Однако вернемся к Вере. Они встречались на улице, и воздержание только раздувало пламя их любви. Он все более убеждался в том, что «не только остроумно и изящно она была создана ему по мерке очень постаравшейся судьбой, но оба они, образуя одну тень, были созданы по мерке чего-то не совсем понятного, но дивного и благожелательного, бессменно окружавшего их». Мы уже упоминали про ее понятливость, чувство юмора, ее восприимчивость к окружающему миру, абсолютный слух, совпадение их вкусов – во всем. Однако мы еще почти не говорили о ее неотразимой юной прелести. О тех мгновеньях свидания, когда «она, как тень, внезапно появлялась, от родственной стихии отделясь. Сначала появлялись только ноги, ставимые так тесно, что казалось, что она идет по тонкому канату». Он «целовал ее в мягкие губы, и затем она на мгновение опускала голову к нему на ключицу и, быстро высвободившись, шла рядом с ним, сперва с такой грустью на лице, словно за двадцать часов их разлуки произошло какое-то небывалое несчастье, но мало-помалу она приходила в себя и вот улыбалась – так, как днем не улыбалась никогда… Ее бледные волосы, светло и незаметно переходившие в солнечный воздух вокруг головы, голубая жилка на виске, другая – на длинной и нежной шее, тонкая кисть, острый локоть, узость боков, слабость плеч и своеобразный наклон стройного стана, как если б пол, по которому она, разогнавшись как на коньках, устремлялась, спускался всегда чуть полого к пристани стула или стола…»

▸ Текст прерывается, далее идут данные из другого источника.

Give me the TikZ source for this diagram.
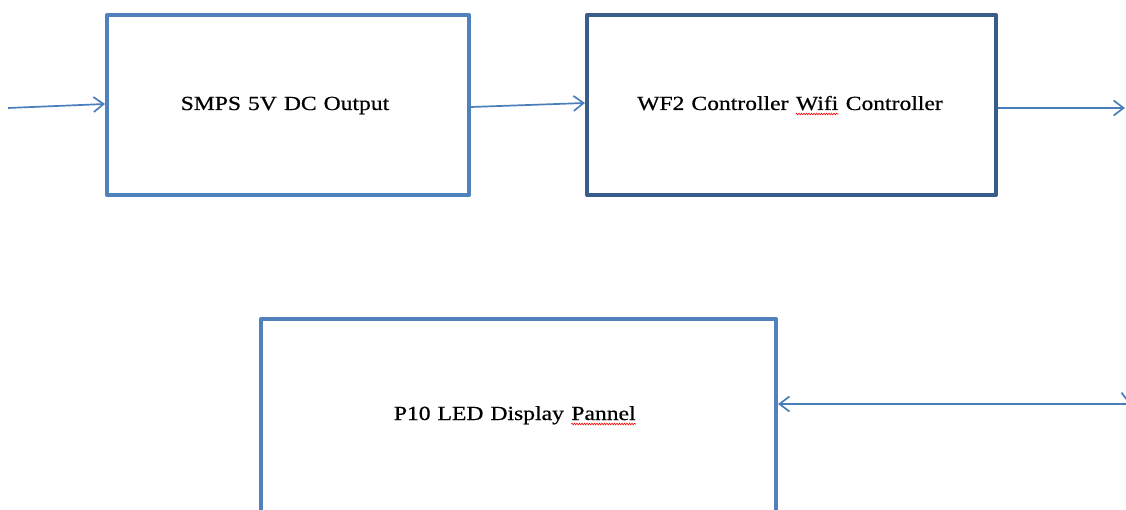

Все эти черты он потом на протяжении полувека будет дарить своим героиням (особенно эту нежную шею, волновавшую его безмерно!), а пока, в ту весну он впивал все разом, мучась несказанной «прелестью несбыточных объятий».

Было еще одно, очень важное для любого мужчины, для его ранимого достоинства, и уж совершенно исключительно важное для выживания еще недооцененного (всегда, даже на вершине славы недооцененного) мужчины-писателя, – безоговорочность признания. В «Даре» с этого по существу и начинается их любовная история:

«Как-то, спустя дней десять после знакомства, она вдруг вечером постучалась к нему и надменно-решительным шагом, с почти презрительным выражением на лице, вошла, держа в руке небольшую, спрятанную в розовой обертке, книгу. „У меня к вам просьба, – сказала она быстро и сухо, – Сделайте мне тут надпись“. Федор Константинович книгу взял – и узнал в ней приятно потрепанный, приятно размягченный двухлетним пользованием (это было ему совершенно внове) сборничек своих стихов…»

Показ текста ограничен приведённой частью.